Assumptions are deeply ingrained values and beliefs whose truth we never question. Because our assumptions are the very foundation of our belief system, they are patently obvious to us—and we assume to everyone else—so we rarely discuss them. They are the automatic pilots that guide our behavior. Naturally, when our assumptions are challenged, we feel threatened. Question a teammate on why she does things certain ways: If she responds with a statement like “That’s the way it has always been done,” you have probably run into an assumption. Assumptions are often the most stable and enduring part of culture and the most difficult to change. For instance, although the Boston Red Sox team was known for supporting charities, the new owners challenged basic assumptions on how the team treated its fans and the media. Consequently, new owners have embraced both the media and the fans with new events that encourage players to get closer to both groups.However, things don’t always go this smoothly—some of the Red Sox pitchers (who were not scheduled to pitch) were drinking alcohol and eating fried chicken during games in the dugout in the 2011 season.
Strong Cultures and Weak Cultures
Organizational cultures range from strong to weak. In organizations with strong cultures, people unconsciously share assumptions and consciously know the organization’s values and beliefs. That is, they agree with the organization’s assumptions, values, and beliefs and behave as expected. In organizations with weak cultures, many employees don’t behave as expected—they don’t share underlying assumptions. They question and challenge the beliefs. When people don’t agree with the generally accepted values and beliefs, they may rebel and fight the culture. This can be destructive or constructive. Culture is both an entrenched phenomenon and a fluid one. Hence cultures resist change, but they also continually adapt to the times.

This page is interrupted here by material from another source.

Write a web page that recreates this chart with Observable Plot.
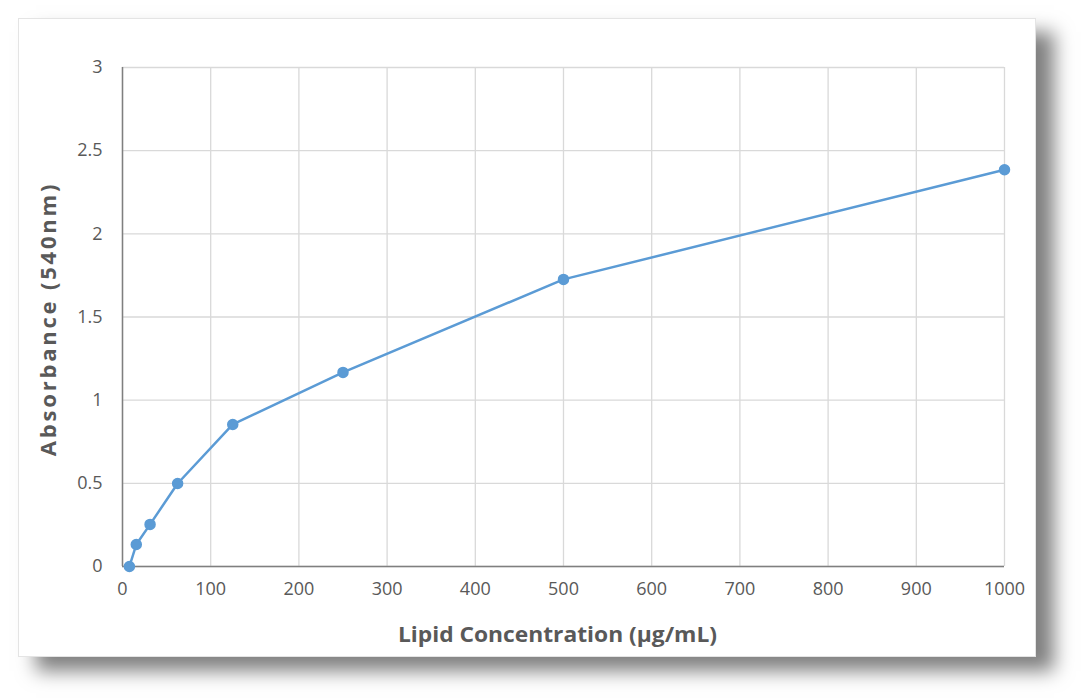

There is good news and bad news about strong cultures. Strong cultures make communication and cooperation easier and better. Unity is common, and consensus is easier to reach. The downside is potential stagnation and a lack of diverse opinion (no one thinks about alternative ways of doing things). The continually changing business environment requires that assumptions, values, and beliefs be questioned occasionally and changed when they no longer adequately address the needs of the marketplace.
Successful organizations realize that managing culture is not a program with a starting and ending date. It is an ongoing endeavor called organizational development (OD). You will learn about OD later in this chapter.
A change in culture is a people change. To be effective, changes in culture have to occur in all three components (people’s behavior, values and beliefs, and assumptions). A culture of success allows for change, and businesses that fail to move with the times lose their competitive advantage.
Culture is an important consideration when companies merge or acquire a business. A mismatch in cultures often leads to failed mergers and acquisitions. When larger businesses acquire smaller companies, they often try to bring the smaller company’s culture into alignment with their own culture, usually without much success. When developing or changing culture, remember that what you as a manager say doesn’t count as much as what you measure, reward, and control—these three actions are powerhouses in influencing behavior. For example, managers who say that ethics are important but fiddle in a suspicious way with their financial statements have a hard time establishing a trust climate.